**EXTRACTED MATERIAL:**
• • • • •
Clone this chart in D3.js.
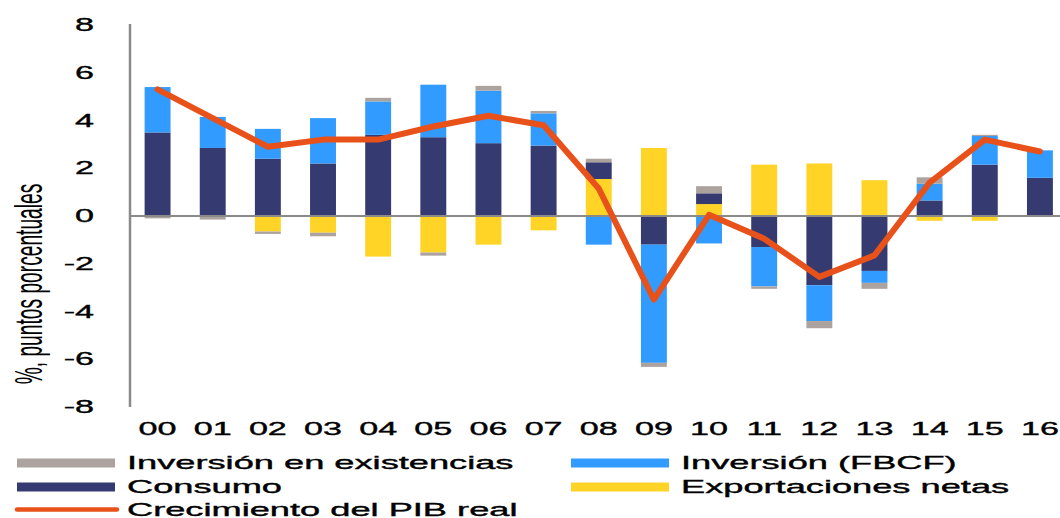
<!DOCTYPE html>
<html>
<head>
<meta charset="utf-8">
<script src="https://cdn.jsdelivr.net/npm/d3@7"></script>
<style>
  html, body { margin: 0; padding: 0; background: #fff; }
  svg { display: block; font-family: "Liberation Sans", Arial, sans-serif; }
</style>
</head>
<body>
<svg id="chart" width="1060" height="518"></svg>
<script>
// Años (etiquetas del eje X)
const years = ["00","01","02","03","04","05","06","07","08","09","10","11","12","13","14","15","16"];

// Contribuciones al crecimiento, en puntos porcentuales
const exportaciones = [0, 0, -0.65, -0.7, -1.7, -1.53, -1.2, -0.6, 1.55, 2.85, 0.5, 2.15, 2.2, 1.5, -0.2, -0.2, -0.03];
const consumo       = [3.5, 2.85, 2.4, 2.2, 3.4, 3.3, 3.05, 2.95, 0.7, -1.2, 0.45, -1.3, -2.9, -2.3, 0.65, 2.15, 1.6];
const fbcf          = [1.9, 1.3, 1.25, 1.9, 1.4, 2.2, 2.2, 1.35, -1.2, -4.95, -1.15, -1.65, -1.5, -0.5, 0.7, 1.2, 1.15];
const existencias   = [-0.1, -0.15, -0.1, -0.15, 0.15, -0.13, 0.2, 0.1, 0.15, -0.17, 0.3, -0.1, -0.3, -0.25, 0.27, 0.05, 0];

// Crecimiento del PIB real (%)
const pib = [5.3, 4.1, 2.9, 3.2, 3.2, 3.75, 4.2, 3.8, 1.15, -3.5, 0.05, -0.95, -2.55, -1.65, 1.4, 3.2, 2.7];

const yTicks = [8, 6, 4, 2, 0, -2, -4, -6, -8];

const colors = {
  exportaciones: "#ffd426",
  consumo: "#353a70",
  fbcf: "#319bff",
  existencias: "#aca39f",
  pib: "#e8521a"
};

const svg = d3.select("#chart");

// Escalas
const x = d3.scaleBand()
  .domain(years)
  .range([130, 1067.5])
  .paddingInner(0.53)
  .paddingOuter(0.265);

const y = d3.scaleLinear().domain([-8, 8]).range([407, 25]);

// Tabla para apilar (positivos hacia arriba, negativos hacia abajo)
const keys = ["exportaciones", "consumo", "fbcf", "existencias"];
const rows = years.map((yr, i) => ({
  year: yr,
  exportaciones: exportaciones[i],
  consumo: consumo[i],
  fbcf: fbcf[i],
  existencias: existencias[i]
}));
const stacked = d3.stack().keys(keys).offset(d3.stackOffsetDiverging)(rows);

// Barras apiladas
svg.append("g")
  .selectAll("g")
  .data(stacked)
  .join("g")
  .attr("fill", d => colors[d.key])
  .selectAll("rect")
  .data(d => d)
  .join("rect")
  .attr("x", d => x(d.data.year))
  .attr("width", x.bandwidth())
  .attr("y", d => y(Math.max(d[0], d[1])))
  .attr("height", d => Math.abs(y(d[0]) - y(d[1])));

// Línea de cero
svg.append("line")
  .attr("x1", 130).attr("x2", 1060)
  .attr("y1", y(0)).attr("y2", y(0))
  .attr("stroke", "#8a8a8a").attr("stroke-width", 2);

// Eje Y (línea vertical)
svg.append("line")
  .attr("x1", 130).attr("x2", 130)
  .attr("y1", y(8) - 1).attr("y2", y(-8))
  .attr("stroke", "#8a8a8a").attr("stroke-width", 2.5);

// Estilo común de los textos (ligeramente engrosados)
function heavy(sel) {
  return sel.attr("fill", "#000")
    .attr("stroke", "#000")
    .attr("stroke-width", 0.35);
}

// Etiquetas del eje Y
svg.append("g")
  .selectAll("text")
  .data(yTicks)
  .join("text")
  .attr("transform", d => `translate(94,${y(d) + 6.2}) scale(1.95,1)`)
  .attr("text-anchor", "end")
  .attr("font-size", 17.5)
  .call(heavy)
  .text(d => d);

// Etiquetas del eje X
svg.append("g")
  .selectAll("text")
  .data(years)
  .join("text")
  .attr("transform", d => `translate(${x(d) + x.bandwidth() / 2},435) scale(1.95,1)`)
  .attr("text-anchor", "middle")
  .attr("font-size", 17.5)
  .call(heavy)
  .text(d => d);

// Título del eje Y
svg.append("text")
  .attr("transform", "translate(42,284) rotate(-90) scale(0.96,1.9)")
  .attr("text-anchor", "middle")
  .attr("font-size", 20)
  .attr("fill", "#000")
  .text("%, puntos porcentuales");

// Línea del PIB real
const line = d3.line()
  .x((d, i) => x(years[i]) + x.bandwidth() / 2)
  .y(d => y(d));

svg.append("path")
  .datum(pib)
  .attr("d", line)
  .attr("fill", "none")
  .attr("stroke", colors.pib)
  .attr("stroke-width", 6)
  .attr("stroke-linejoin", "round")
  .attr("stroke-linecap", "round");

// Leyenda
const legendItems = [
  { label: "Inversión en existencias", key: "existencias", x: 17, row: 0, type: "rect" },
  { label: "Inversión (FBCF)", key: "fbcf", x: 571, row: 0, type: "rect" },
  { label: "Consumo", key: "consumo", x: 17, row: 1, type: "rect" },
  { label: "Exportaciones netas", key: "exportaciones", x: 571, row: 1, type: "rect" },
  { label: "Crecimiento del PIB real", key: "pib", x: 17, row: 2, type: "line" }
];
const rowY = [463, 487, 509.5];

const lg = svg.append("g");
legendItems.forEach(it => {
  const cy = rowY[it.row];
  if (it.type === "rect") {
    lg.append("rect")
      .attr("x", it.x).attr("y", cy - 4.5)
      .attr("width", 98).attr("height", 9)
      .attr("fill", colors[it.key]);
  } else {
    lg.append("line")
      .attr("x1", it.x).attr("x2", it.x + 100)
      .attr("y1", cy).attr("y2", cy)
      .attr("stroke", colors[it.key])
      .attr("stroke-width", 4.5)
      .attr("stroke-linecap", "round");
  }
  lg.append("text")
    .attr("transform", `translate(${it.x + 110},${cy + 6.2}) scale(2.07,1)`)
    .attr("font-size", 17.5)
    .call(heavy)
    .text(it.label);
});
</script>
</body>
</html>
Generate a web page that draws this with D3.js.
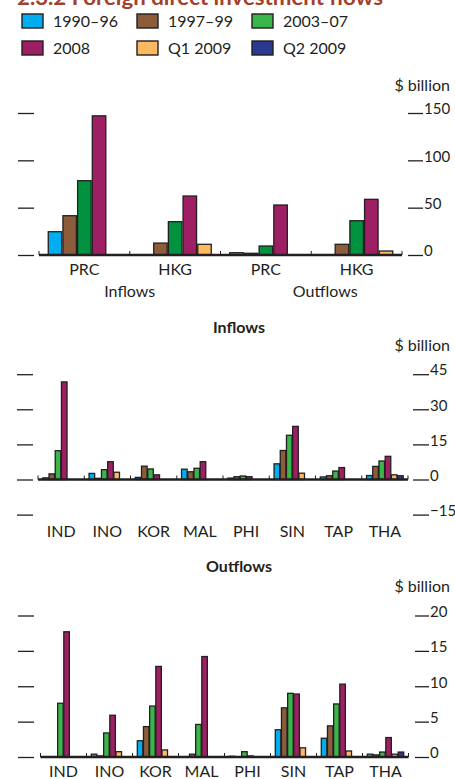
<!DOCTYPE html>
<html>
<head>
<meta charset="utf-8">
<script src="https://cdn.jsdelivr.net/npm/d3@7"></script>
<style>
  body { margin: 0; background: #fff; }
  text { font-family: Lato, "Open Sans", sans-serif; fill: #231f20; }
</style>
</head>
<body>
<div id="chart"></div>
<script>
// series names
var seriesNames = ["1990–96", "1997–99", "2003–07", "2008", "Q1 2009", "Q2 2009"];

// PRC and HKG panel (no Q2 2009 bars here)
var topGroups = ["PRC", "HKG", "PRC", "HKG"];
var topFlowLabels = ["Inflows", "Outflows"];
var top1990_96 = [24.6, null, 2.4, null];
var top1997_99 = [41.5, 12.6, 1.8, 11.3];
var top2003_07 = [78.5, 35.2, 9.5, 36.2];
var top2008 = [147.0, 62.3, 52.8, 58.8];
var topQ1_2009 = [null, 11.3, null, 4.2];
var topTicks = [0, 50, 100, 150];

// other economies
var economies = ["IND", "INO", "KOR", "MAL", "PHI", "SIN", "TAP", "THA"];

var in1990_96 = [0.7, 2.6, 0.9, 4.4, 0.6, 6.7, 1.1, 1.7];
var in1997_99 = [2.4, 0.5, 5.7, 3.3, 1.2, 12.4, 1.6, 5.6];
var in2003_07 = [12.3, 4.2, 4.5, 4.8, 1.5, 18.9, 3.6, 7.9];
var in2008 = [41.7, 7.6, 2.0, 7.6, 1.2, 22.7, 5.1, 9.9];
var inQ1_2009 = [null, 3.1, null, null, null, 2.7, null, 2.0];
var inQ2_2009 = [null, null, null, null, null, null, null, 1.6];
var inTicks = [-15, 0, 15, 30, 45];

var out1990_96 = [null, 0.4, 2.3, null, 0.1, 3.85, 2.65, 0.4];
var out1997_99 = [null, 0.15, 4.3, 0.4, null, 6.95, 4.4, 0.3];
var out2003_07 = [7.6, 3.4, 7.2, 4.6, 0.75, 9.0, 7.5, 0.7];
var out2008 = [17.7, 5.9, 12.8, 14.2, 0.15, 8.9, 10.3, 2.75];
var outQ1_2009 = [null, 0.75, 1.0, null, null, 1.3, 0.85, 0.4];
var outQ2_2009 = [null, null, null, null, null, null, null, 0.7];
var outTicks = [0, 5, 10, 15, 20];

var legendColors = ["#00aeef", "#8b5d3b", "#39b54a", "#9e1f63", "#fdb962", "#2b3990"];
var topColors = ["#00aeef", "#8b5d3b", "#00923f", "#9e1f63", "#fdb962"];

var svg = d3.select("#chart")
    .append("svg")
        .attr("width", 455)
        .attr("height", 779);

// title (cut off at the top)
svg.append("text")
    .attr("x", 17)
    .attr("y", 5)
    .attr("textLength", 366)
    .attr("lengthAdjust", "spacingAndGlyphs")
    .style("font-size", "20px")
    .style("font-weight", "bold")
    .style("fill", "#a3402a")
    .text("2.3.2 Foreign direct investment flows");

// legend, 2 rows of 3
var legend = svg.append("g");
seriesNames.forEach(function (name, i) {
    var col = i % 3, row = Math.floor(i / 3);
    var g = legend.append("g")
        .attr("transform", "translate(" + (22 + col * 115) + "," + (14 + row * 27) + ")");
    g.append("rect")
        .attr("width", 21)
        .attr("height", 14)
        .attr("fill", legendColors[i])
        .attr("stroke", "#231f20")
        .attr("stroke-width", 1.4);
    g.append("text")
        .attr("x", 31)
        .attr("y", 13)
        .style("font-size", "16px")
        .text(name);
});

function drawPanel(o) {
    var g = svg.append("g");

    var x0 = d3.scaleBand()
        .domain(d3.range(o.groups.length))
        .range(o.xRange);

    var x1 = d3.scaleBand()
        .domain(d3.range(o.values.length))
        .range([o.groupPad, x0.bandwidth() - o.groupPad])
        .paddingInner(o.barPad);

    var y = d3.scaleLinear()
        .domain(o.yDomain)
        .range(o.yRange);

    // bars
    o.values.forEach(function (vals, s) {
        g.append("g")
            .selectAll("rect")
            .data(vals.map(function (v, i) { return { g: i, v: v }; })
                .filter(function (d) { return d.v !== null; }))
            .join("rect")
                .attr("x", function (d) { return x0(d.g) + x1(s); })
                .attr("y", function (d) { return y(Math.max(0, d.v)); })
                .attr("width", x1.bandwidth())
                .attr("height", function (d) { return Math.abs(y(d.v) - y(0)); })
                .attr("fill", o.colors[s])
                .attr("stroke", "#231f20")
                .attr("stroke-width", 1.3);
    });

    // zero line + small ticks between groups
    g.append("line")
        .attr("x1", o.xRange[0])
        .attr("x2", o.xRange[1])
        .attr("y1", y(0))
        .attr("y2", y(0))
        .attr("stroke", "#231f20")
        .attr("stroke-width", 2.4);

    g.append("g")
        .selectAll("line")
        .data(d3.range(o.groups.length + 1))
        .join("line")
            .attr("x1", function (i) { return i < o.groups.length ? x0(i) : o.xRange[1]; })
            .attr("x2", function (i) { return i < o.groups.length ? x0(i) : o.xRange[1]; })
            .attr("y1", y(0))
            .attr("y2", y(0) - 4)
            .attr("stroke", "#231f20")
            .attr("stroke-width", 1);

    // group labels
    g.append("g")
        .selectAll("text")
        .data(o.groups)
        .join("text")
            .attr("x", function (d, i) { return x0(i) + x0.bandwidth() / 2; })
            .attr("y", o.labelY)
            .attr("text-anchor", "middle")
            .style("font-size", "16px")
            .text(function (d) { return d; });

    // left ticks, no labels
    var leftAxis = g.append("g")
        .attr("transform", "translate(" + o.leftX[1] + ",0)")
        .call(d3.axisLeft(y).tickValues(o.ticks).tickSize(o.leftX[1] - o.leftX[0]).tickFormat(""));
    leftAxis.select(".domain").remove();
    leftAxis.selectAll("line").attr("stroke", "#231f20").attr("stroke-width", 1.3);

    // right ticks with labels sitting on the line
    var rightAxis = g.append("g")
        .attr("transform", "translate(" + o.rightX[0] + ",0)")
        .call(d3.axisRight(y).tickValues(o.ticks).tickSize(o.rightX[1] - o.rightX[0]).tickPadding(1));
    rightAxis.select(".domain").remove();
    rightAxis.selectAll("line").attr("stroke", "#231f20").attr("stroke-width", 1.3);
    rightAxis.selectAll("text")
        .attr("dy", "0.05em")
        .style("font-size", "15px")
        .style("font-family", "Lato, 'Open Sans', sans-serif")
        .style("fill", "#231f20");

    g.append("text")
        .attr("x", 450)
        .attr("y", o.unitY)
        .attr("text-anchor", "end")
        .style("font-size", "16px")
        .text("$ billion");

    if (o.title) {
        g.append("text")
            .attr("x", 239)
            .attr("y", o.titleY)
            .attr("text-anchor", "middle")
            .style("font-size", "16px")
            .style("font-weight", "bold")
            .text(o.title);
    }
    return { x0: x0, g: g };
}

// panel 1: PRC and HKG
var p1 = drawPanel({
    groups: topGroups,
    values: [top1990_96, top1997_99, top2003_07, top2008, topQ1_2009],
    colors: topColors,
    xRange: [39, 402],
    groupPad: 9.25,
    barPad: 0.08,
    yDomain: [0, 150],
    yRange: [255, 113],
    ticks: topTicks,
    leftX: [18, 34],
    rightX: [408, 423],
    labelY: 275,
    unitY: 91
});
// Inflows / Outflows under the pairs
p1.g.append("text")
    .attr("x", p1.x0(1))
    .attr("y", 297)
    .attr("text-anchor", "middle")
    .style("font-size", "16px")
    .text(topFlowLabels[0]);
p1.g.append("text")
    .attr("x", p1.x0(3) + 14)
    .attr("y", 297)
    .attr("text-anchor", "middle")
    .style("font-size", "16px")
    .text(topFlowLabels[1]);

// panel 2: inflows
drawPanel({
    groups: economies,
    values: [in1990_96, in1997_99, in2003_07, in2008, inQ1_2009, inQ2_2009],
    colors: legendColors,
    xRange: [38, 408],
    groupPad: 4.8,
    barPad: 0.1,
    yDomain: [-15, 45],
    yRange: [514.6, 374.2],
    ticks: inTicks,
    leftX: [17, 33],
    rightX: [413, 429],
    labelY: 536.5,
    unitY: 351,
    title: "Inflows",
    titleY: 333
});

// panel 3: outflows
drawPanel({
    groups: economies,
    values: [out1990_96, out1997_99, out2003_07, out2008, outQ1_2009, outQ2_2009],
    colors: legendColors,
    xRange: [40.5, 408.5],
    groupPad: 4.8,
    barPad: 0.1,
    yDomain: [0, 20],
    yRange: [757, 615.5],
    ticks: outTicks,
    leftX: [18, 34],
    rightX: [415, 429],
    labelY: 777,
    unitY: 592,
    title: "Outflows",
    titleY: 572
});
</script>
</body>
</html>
• • • • •
**WORK INSTRUCTIONS:**
Everything from the first line to the line with "1.4, 3.2, 2.7];" must be repeated exactly, and nothing else. Leave the pictures out.

**RESULT:**
Clone this chart in D3.js.
<!DOCTYPE html>
<html>
<head>
<meta charset="utf-8">
<script src="https://cdn.jsdelivr.net/npm/d3@7"></script>
<style>
  html, body { margin: 0; padding: 0; background: #fff; }
  svg { display: block; font-family: "Liberation Sans", Arial, sans-serif; }
</style>
</head>
<body>
<svg id="chart" width="1060" height="518"></svg>
<script>
// Años (etiquetas del eje X)
const years = ["00","01","02","03","04","05","06","07","08","09","10","11","12","13","14","15","16"];

// Contribuciones al crecimiento, en puntos porcentuales
const exportaciones = [0, 0, -0.65, -0.7, -1.7, -1.53, -1.2, -0.6, 1.55, 2.85, 0.5, 2.15, 2.2, 1.5, -0.2, -0.2, -0.03];
const consumo       = [3.5, 2.85, 2.4, 2.2, 3.4, 3.3, 3.05, 2.95, 0.7, -1.2, 0.45, -1.3, -2.9, -2.3, 0.65, 2.15, 1.6];
const fbcf          = [1.9, 1.3, 1.25, 1.9, 1.4, 2.2, 2.2, 1.35, -1.2, -4.95, -1.15, -1.65, -1.5, -0.5, 0.7, 1.2, 1.15];
const existencias   = [-0.1, -0.15, -0.1, -0.15, 0.15, -0.13, 0.2, 0.1, 0.15, -0.17, 0.3, -0.1, -0.3, -0.25, 0.27, 0.05, 0];

// Crecimiento del PIB real (%)
const pib = [5.3, 4.1, 2.9, 3.2, 3.2, 3.75, 4.2, 3.8, 1.15, -3.5, 0.05, -0.95, -2.55, -1.65, 1.4, 3.2, 2.7];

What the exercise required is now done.